Ferrari avoided a nasty accident, thanks to one simple question and a sharp-minded executive. In late 2024, Ferrari's CEO, Benedetto Vigna, contacted the executive via WhatsApp, urging their involvement in a major but sensitive financial transaction. However, the executive was suspicious and asked a question: what book did Vigna recommend to them the previous week? The CEO promptly disconnected, because it wasn't him but a carefully staged deep fake attack.
What is the biggest security vulnerability your organisation will face in 2026? It's not an unpatched server or a misconfigured cloud setting. It's your employees. Research reveals time and again that confusing, coercing and manipulating people remain the most effective way to breach security measures.
Yet, people can also be your strongest security asset. Like the Ferrari executive, they can become suspicious, think laterally and outfox an attacker. The fundamental problem isn't people but how they are prepared for security, says Tony Christodoulou, CEO and Founder of Cyber Dexterity.
"The challenge for business leaders is that traditional 'tick-box' awareness has reached its ceiling. Employees can quote policies yet still approve a fraudulent payment under pressure. Executives can sponsor campaigns yet still fall for a well-crafted voice clone or MFA fatigue attack at the wrong moment. The gap is no longer knowledge; it’s behaviour. The organisations that will thrive in 2026 are those that move beyond awareness to ownership of cyber, fraud and insider risk across their entire ecosystem from their employees to their customers and suppliers."
The flaws in conventional awareness training
Christodoulou calls this alternative approach cyber dexterity: an intuitive, behaviourally embedded ability to detect, interpret and respond to cyber threats, especially those that rely on social engineering and psychological manipulation.
"Cyber dexterity is what happens when secure behaviour is no longer a conscious checklist, but a default reflex. My research in cyber psychology and learning sciences points to it as a critical capability to participate safely and sustainably in the digital economy."
Conventional awareness training doesn't hone this skillset. Instead, tailored training that uses cyber-psychology research is far more effective, incorporating examples of real-world attacks, focusing on emotional manipulation and confronting cognitive biases that shape decisions under pressure.
"The most crucial thing to understand is that cyber criminals weaponise emotions such as urgency, fear and overconfidence, and they use cognitive reactions such as authority bias or familiarity bias to overcome our suspicions and create a false sense of trust."
Traditional e-learning rarely touches these dimensions. It focuses on explicit knowledge, telling people what they should do, but neglects the tacit knowledge and context that underpin real-world decisions.
From “I know the rule” to “I act without hesitation”
Gamified and immersive simulations are showing excellent improvements in security awareness.
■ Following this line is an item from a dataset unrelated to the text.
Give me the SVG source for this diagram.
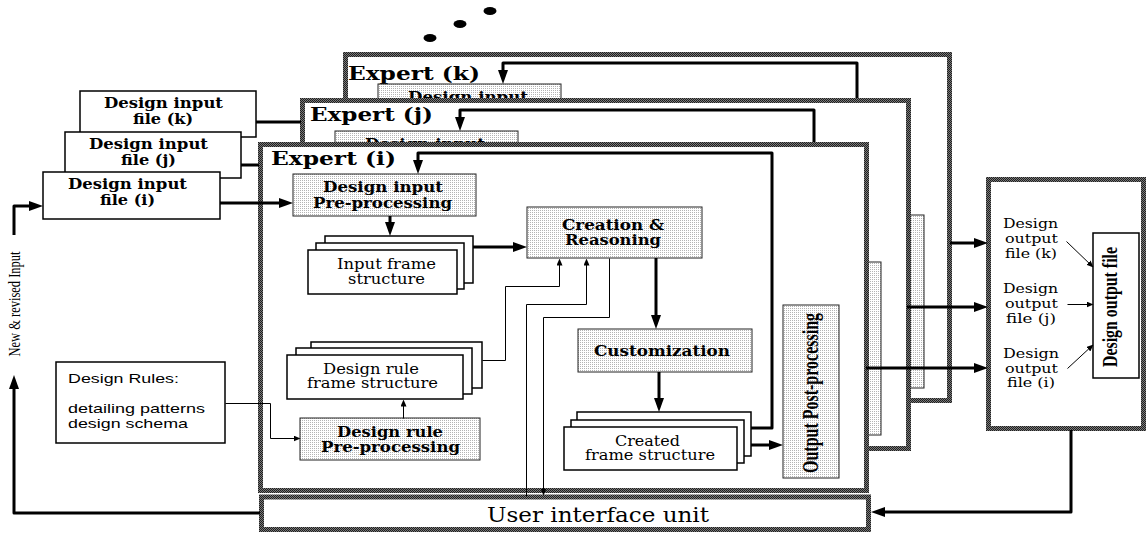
<svg xmlns="http://www.w3.org/2000/svg" width="1146" height="534" viewBox="0 0 1146 534">
<defs>
<pattern id="grayBorder" width="2" height="2" patternUnits="userSpaceOnUse"><rect width="2" height="2" fill="#7a7a7a"/><rect width="1" height="1" fill="#1e1e1e"/><rect x="1" y="1" width="1" height="1" fill="#1e1e1e"/></pattern>
<pattern id="stipple" width="2" height="2" patternUnits="userSpaceOnUse"><rect width="2" height="2" fill="#fff"/><rect width="1" height="1" fill="#b4b4b4"/></pattern>
<marker id="ah" viewBox="0 0 14 10" refX="4" refY="5" markerWidth="14" markerHeight="10" markerUnits="userSpaceOnUse" orient="auto"><path d="M0,0 L14,5 L0,10 z" fill="#000"/></marker>
<marker id="at" viewBox="0 0 7 6" refX="2" refY="3" markerWidth="7" markerHeight="6" markerUnits="userSpaceOnUse" orient="auto"><path d="M0,0 L7,3 L0,6 z" fill="#000"/></marker>
</defs>
<style>
.frame{fill:#fff;stroke:url(#grayBorder);stroke-width:5}
.box{fill:#fff;stroke:#000;stroke-width:1.5}
.proc{fill:url(#stipple);stroke:#222;stroke-width:1}
.thick{fill:none;stroke:#000;stroke-width:3;stroke-linejoin:round}
.thin{fill:none;stroke:#000;stroke-width:1}
.tb{font-family:"DejaVu Serif",serif;font-weight:bold;fill:#000}
.tr{font-family:"DejaVu Serif",serif;fill:#000}
.sans{font-family:"Liberation Sans",Arial,sans-serif;font-size:13.5px;fill:#000}
.vt{font-family:"Liberation Serif","Times New Roman",serif;fill:#000}
</style>
<rect width="1146" height="534" fill="#fff"/>

<g id="dots">
<ellipse cx="430" cy="38" rx="6.5" ry="4"/>
<ellipse cx="460" cy="24" rx="6.5" ry="4"/>
<ellipse cx="490" cy="11" rx="6.5" ry="4"/>
</g>

<g id="expert-k">
<rect class="frame" x="345.5" y="54.5" width="604" height="346"/>
<text class="tb" x="348" y="80" font-size="19" textLength="132" lengthAdjust="spacingAndGlyphs">Expert (k)</text>
<g transform="translate(85,-90)">
<rect class="proc" x="293" y="174" width="183" height="42"/>
<text class="tb" x="323" y="192" font-size="14" textLength="120" lengthAdjust="spacingAndGlyphs">Design input</text>
<rect class="proc" x="783" y="305" width="56" height="173"/>
</g>
</g>
<g id="connectors-k">
<path class="thick" transform="translate(85,-90)" d="M751,428 H772 V153 H418 V164" marker-end="url(#ah)"/>
</g>

<g id="expert-j">
<rect class="frame" x="302.5" y="100.5" width="606" height="348"/>
<text class="tb" x="310" y="121" font-size="19" textLength="123" lengthAdjust="spacingAndGlyphs">Expert (j)</text>
<g transform="translate(42,-43)">
<rect class="proc" x="293" y="174" width="183" height="42"/>
<text class="tb" x="323" y="192" font-size="14" textLength="120" lengthAdjust="spacingAndGlyphs">Design input</text>
<rect class="proc" x="783" y="305" width="56" height="173"/>
</g>
</g>
<g id="connectors-j">
<path class="thick" transform="translate(42,-43)" d="M751,428 H772 V153 H418 V164" marker-end="url(#ah)"/>
</g>

<g id="file-k">
<rect class="box" x="80" y="91" width="176" height="46"/>
<text class="tb" x="104" y="108" font-size="15" textLength="119" lengthAdjust="spacingAndGlyphs">Design input</text>
<text class="tb" x="133" y="124" font-size="15" textLength="60" lengthAdjust="spacingAndGlyphs">file (k)</text>
</g>
<g id="file-j">
<rect class="box" x="65" y="132" width="176" height="46"/>
<text class="tb" x="89" y="149" font-size="15" textLength="119" lengthAdjust="spacingAndGlyphs">Design input</text>
<text class="tb" x="121" y="165" font-size="15" textLength="55" lengthAdjust="spacingAndGlyphs">file (j)</text>
</g>
<g id="file-i">
<rect class="box" x="43" y="172" width="177" height="47"/>
<text class="tb" x="68" y="189" font-size="15" textLength="119" lengthAdjust="spacingAndGlyphs">Design input</text>
<text class="tb" x="100" y="205" font-size="15" textLength="55" lengthAdjust="spacingAndGlyphs">file (i)</text>
</g>

<g id="design-rules">
<rect class="box" x="56" y="362" width="169" height="81" stroke="#333"/>
<text class="sans" x="68" y="383" textLength="111" lengthAdjust="spacingAndGlyphs">Design Rules:</text>
<text class="sans" x="68" y="413" textLength="137" lengthAdjust="spacingAndGlyphs">detailing patterns</text>
<text class="sans" x="68" y="428" textLength="120" lengthAdjust="spacingAndGlyphs">design schema</text>
</g>

<g id="expert-i">
<rect class="frame" x="260.5" y="144.5" width="606" height="346"/>
<text class="tb" x="271" y="165" font-size="19" textLength="125" lengthAdjust="spacingAndGlyphs">Expert (i)</text>
</g>

<g id="design-input-preprocessing">
<rect class="proc" x="293" y="174" width="183" height="42"/>
<text class="tb" x="323" y="192" font-size="14" textLength="120" lengthAdjust="spacingAndGlyphs">Design input</text>
<text class="tb" x="313" y="208" font-size="14" textLength="139" lengthAdjust="spacingAndGlyphs">Pre-processing</text>
</g>

<g id="input-frame-structure">
<rect class="box" x="325" y="236" width="148" height="47"/>
<rect class="box" x="316" y="243" width="148" height="46"/>
<rect class="box" x="308" y="250" width="149" height="44"/>
<text class="tr" x="337" y="269" font-size="14" textLength="99" lengthAdjust="spacingAndGlyphs">Input frame</text>
<text class="tr" x="348" y="284" font-size="14" textLength="77" lengthAdjust="spacingAndGlyphs">structure</text>
</g>

<g id="creation-reasoning">
<rect class="proc" x="527" y="207" width="175" height="51"/>
<text class="tb" x="562" y="230" font-size="14" textLength="102" lengthAdjust="spacingAndGlyphs">Creation &amp;</text>
<text class="tb" x="565" y="245" font-size="14" textLength="96" lengthAdjust="spacingAndGlyphs">Reasoning</text>
</g>

<g id="design-rule-frame-structure">
<rect class="box" x="311" y="342" width="171" height="46"/>
<rect class="box" x="296" y="348" width="176" height="46"/>
<rect class="box" x="287" y="355" width="176" height="44"/>
<text class="tr" x="323" y="374" font-size="14" textLength="96" lengthAdjust="spacingAndGlyphs">Design rule</text>
<text class="tr" x="307" y="388" font-size="14" textLength="131" lengthAdjust="spacingAndGlyphs">frame structure</text>
</g>

<g id="design-rule-preprocessing">
<rect class="proc" x="300" y="418" width="180" height="42"/>
<text class="tb" x="337" y="437" font-size="14" textLength="106" lengthAdjust="spacingAndGlyphs">Design rule</text>
<text class="tb" x="321" y="452" font-size="14" textLength="139" lengthAdjust="spacingAndGlyphs">Pre-processing</text>
</g>

<g id="customization">
<rect class="proc" x="578" y="329" width="174" height="43"/>
<text class="tb" x="594" y="356" font-size="14" textLength="136" lengthAdjust="spacingAndGlyphs">Customization</text>
</g>

<g id="created-frame-structure">
<rect class="box" x="577" y="412" width="174" height="44"/>
<rect class="box" x="571" y="420" width="173" height="43"/>
<rect class="box" x="564" y="427" width="173" height="43"/>
<text class="tr" x="615" y="446" font-size="14" textLength="65" lengthAdjust="spacingAndGlyphs">Created</text>
<text class="tr" x="585" y="460" font-size="14" textLength="130" lengthAdjust="spacingAndGlyphs">frame structure</text>
</g>

<g id="output-postprocessing">
<rect class="proc" x="783" y="305" width="56" height="173"/>
<text class="vt" font-weight="bold" font-size="16" text-anchor="middle" textLength="160" lengthAdjust="spacingAndGlyphs" transform="translate(818,393) scale(1.4,1) rotate(-90)">Output Post-processing</text>
</g>

<g id="user-interface-unit">
<rect class="frame" x="261.5" y="497" width="607" height="32.5"/>
<text class="tr" x="487" y="522" font-size="21" textLength="222" lengthAdjust="spacingAndGlyphs">User interface unit</text>
</g>

<g id="output-unit">
<rect class="frame" x="988.5" y="179.5" width="155" height="249"/>
<text class="tr" x="1003" y="228" font-size="13" textLength="55" lengthAdjust="spacingAndGlyphs">Design</text>
<text class="tr" x="1005" y="243" font-size="13" textLength="53" lengthAdjust="spacingAndGlyphs">output</text>
<text class="tr" x="1005" y="258" font-size="13" textLength="52" lengthAdjust="spacingAndGlyphs">file (k)</text>
<text class="tr" x="1003" y="293" font-size="13" textLength="55" lengthAdjust="spacingAndGlyphs">Design</text>
<text class="tr" x="1005" y="308" font-size="13" textLength="53" lengthAdjust="spacingAndGlyphs">output</text>
<text class="tr" x="1006" y="323" font-size="13" textLength="50" lengthAdjust="spacingAndGlyphs">file (j)</text>
<text class="tr" x="1003" y="358" font-size="13" textLength="56" lengthAdjust="spacingAndGlyphs">Design</text>
<text class="tr" x="1005" y="373" font-size="13" textLength="53" lengthAdjust="spacingAndGlyphs">output</text>
<text class="tr" x="1007" y="387" font-size="13" textLength="48" lengthAdjust="spacingAndGlyphs">file (i)</text>
</g>
<g id="design-output-file">
<rect class="box" x="1093" y="233" width="46" height="145"/>
<text class="vt" font-weight="bold" font-size="16" text-anchor="middle" textLength="120" lengthAdjust="spacingAndGlyphs" transform="translate(1117,307) scale(1.35,1) rotate(-90)">Design output file</text>
</g>

<g id="label-new-input">
<text class="vt" font-size="13" text-anchor="middle" textLength="105" lengthAdjust="spacingAndGlyphs" transform="translate(20,304) scale(1.3,1) rotate(-90)">New &amp; revised Input</text>
</g>

<g id="connectors">
<path class="thick" d="M256,122 H301"/>
<path class="thick" d="M241,165 H259"/>
<path class="thick" d="M220,203 H283" marker-end="url(#ah)"/>
<path class="thick" d="M14,235 V206 H33" marker-end="url(#ah)"/>
<path class="thick" d="M260,513 H14 V385" marker-end="url(#ah)"/>
<path class="thick" d="M390,216 V226" marker-end="url(#ah)"/>
<path class="thick" d="M473,247 H517" marker-end="url(#ah)"/>
<path class="thick" d="M656,258 V319" marker-end="url(#ah)"/>
<path class="thick" d="M659,372 V402" marker-end="url(#ah)"/>
<path class="thick" d="M751,445 H773" marker-end="url(#ah)"/>
<path class="thick" d="M751,428 H772 V153 H418 V164" marker-end="url(#ah)"/>
<path class="thick" d="M950,243 H978" marker-end="url(#ah)"/>
<path class="thick" d="M907,307 H978" marker-end="url(#ah)"/>
<path class="thick" d="M866,368 H978" marker-end="url(#ah)"/>
<path class="thick" d="M1071,430 V512 H881" marker-end="url(#ah)"/>
<g transform="translate(0.5,0.5)">
<path class="thin" d="M225,403 H270 V438 H295" marker-end="url(#at)"/>
<path class="thin" d="M403,418 V404" marker-end="url(#at)"/>
<path class="thin" d="M482,360 H505 V286 H559 V263" marker-end="url(#at)"/>
<path class="thin" d="M526,496 V304 H586 V263" marker-end="url(#at)"/>
<path class="thin" d="M609,258 V317 H543 V490" marker-end="url(#at)"/>
<path class="thin" d="M1066,241 L1089.4,263.5" marker-end="url(#at)"/>
<path class="thin" d="M1067,304 H1088" marker-end="url(#at)"/>
<path class="thin" d="M1067,368 L1089.3,347.4" marker-end="url(#at)"/>
</g>
</g>
</svg>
Rather than telling people what a phishing e-mail looks like, employees experience realistic attack scenarios in an environment that lets them navigate evolving storylines, make choices, see consequences and reflect on their reasoning.
This approach works for three reasons:
- Social learning and shared sense-making: When people work through scenarios together, discuss what they noticed and compare decisions, they can share tacit cues that rarely appear in formal training.
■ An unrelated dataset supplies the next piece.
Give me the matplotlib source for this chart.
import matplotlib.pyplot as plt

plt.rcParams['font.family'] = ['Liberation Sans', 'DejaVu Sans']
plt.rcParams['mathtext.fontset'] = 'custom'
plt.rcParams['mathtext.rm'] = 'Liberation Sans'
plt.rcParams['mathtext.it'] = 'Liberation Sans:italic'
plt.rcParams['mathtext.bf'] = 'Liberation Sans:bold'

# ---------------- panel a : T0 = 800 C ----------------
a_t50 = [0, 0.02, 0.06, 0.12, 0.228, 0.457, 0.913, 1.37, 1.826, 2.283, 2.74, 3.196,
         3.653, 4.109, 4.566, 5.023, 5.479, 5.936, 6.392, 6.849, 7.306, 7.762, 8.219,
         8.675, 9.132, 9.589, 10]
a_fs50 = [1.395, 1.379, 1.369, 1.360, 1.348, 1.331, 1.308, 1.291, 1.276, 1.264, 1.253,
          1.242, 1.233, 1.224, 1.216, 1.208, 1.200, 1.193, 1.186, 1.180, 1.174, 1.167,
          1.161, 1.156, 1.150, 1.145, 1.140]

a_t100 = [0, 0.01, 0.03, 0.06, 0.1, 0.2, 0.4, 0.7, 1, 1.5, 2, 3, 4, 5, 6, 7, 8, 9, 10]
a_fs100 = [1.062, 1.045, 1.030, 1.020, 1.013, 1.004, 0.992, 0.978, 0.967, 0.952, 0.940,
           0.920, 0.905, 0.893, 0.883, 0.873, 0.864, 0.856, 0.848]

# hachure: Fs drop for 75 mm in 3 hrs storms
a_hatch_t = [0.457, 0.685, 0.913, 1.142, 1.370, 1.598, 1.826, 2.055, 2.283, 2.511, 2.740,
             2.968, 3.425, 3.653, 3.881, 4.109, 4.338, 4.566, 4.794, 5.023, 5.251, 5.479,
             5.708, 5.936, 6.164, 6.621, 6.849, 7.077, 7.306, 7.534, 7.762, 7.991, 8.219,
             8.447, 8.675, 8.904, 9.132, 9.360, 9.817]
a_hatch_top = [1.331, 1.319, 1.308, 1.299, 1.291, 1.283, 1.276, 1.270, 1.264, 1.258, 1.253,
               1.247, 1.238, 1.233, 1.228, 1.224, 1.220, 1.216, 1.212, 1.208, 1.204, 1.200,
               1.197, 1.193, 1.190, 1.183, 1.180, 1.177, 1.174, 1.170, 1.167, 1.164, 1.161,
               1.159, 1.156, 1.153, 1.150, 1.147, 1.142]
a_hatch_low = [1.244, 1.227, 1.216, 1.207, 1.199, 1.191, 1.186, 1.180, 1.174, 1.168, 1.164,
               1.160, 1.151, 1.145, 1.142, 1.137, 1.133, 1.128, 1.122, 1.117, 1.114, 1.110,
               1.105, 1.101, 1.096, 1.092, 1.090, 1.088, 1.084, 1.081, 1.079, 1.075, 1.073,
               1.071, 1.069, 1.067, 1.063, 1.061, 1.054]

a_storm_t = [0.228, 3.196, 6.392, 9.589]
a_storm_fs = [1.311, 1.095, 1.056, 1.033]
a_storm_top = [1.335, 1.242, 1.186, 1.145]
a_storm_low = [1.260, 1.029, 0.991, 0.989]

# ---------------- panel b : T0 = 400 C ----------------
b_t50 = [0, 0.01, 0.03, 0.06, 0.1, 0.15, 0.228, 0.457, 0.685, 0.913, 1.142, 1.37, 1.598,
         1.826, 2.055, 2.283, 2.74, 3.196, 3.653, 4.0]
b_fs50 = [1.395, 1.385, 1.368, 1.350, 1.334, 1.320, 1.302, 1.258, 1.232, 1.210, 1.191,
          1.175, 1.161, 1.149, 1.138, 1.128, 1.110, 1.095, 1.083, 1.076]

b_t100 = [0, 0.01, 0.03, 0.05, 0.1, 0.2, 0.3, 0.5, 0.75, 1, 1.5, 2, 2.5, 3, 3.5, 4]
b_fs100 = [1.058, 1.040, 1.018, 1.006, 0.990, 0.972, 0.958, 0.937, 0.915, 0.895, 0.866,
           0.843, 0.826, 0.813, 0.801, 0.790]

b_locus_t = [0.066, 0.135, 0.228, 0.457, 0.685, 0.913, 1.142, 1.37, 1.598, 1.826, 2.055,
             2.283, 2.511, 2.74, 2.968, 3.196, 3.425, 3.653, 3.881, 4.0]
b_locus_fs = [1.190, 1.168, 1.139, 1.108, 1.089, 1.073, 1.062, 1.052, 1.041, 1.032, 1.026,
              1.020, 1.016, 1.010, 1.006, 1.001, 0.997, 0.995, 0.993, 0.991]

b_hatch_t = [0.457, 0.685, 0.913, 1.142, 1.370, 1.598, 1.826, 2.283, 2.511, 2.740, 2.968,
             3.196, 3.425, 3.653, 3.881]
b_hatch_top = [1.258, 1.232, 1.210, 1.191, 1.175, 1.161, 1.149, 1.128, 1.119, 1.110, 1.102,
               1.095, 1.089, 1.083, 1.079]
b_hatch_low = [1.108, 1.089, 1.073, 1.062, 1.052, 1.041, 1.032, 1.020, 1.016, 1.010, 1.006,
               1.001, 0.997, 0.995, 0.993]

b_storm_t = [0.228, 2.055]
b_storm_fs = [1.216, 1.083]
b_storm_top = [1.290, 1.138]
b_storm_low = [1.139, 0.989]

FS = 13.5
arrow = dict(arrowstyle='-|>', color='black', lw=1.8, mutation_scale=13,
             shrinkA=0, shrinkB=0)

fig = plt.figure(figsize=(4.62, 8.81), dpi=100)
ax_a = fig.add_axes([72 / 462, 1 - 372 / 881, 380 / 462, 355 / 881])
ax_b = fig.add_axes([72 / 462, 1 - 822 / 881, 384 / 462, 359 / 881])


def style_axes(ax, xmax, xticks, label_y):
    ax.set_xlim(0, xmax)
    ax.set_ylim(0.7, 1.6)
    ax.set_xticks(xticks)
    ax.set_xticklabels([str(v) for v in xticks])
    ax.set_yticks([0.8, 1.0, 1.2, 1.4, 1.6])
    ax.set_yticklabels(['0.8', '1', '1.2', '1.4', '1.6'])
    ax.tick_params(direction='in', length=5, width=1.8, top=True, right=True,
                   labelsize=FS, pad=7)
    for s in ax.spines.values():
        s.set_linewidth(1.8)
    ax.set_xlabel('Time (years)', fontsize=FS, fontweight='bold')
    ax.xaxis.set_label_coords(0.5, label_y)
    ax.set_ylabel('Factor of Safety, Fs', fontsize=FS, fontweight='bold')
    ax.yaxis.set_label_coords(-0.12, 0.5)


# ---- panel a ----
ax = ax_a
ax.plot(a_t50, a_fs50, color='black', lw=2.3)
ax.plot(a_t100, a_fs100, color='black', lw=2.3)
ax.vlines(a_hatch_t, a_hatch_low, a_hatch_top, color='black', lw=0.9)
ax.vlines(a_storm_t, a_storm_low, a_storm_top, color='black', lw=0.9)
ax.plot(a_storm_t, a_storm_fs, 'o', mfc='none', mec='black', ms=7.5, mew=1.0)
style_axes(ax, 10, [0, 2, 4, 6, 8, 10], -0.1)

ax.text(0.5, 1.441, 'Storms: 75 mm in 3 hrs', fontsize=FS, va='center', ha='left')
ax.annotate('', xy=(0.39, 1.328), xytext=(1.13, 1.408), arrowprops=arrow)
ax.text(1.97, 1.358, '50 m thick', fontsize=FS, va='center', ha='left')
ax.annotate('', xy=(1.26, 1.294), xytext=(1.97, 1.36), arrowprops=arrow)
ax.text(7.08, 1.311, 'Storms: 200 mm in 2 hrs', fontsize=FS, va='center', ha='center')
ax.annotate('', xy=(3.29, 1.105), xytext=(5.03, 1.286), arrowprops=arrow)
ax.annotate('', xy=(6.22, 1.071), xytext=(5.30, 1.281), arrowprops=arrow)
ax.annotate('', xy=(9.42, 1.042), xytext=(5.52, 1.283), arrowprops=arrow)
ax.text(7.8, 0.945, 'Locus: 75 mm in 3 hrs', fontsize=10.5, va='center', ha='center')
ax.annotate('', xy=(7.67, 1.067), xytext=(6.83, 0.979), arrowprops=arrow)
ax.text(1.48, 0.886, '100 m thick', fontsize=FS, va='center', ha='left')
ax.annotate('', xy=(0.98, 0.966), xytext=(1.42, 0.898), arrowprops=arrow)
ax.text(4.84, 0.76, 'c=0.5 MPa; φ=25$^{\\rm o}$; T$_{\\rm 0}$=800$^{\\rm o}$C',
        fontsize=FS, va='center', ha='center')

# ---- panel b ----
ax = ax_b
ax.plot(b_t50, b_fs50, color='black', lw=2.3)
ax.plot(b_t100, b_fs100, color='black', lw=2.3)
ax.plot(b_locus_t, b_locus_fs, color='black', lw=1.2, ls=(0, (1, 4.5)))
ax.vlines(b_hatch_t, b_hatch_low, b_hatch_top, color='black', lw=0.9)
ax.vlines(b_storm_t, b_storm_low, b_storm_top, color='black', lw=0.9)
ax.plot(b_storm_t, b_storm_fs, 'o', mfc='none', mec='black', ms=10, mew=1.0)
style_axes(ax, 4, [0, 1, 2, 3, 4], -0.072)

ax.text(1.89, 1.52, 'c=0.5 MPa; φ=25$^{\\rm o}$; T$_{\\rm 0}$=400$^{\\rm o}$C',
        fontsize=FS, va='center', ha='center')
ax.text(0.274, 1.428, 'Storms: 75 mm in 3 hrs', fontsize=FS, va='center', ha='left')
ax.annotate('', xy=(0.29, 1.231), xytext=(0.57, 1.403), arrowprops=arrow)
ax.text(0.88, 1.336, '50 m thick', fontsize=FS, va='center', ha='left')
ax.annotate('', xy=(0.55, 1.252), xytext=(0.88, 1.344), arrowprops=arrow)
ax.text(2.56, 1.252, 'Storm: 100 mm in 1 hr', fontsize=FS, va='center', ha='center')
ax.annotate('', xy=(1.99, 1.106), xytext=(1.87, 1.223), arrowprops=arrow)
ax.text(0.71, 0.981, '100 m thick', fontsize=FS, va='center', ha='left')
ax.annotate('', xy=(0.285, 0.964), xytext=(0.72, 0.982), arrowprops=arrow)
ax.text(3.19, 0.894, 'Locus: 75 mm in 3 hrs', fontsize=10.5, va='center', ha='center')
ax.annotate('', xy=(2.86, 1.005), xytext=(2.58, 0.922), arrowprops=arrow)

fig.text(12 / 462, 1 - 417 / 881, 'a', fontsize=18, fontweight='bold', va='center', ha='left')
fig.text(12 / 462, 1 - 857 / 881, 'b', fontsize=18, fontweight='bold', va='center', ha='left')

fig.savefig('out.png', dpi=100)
- Turning explicit rules into tacit reflexes: Repeated practice, feedback and reflection help people move from hearing a rule to articulating its meaning to integrating it with other knowledge, and finally, to acting on it automatically.
- Aligning with how the brain learns under stress: Cyber incidents are rarely calm, reflective moments. Immersive experiences can recreate some of that complexity, helping people recognise their own tendencies under stress and rehearse more secure responses.
How leaders can improve security
Cyber dexterity training deliberately uses narrative, challenge, feedback and social interaction to help people internalise secure behaviours so that, in the wild, they respond with greater confidence and less hesitation.
The first step, though, is for boards and business leaders to recognise the importance of this approach, says Christodoulou.
"Business stakeholders should stop asking if they are training their people and start asking if their people are developing the dexterity to recognise and resist manipulation in real-time?"
Adopting cyber dexterous training requires several shifts:
- It redefines success metrics from completion and scores to behavioural indications.
- It treats security training as a strategic risk control, not an HR process.
- It focuses on the whole of human psychology, not just the "user moments" when they log in.
- It provides a safe environment where mistakes and near-misses are learning moments, not sources of blame.
- It deliberately leads organisations towards a cyber-resilient culture where security is accepted broadly, not delegated narrowly.
"In an AI-accelerated world, it is unrealistic to promise perfect prevention. What is achievable and increasingly essential is a workforce that understands how attackers think, recognises when their emotions and biases are being targeted, and has rehearsed secure responses often enough that they feel natural. That is what it means to move from awareness to ownership: people at every level see cyber resilience as part of their professional judgment, not just an IT or compliance requirement."
As 2026 approaches, organisations that embrace this shift will not only reduce the likelihood and impact of incidents, but also build a more confident, adaptable and digitally fluent workforce.
A simple question can derail a potentially catastrophic attack. It's time to hone staff to become your strongest defence.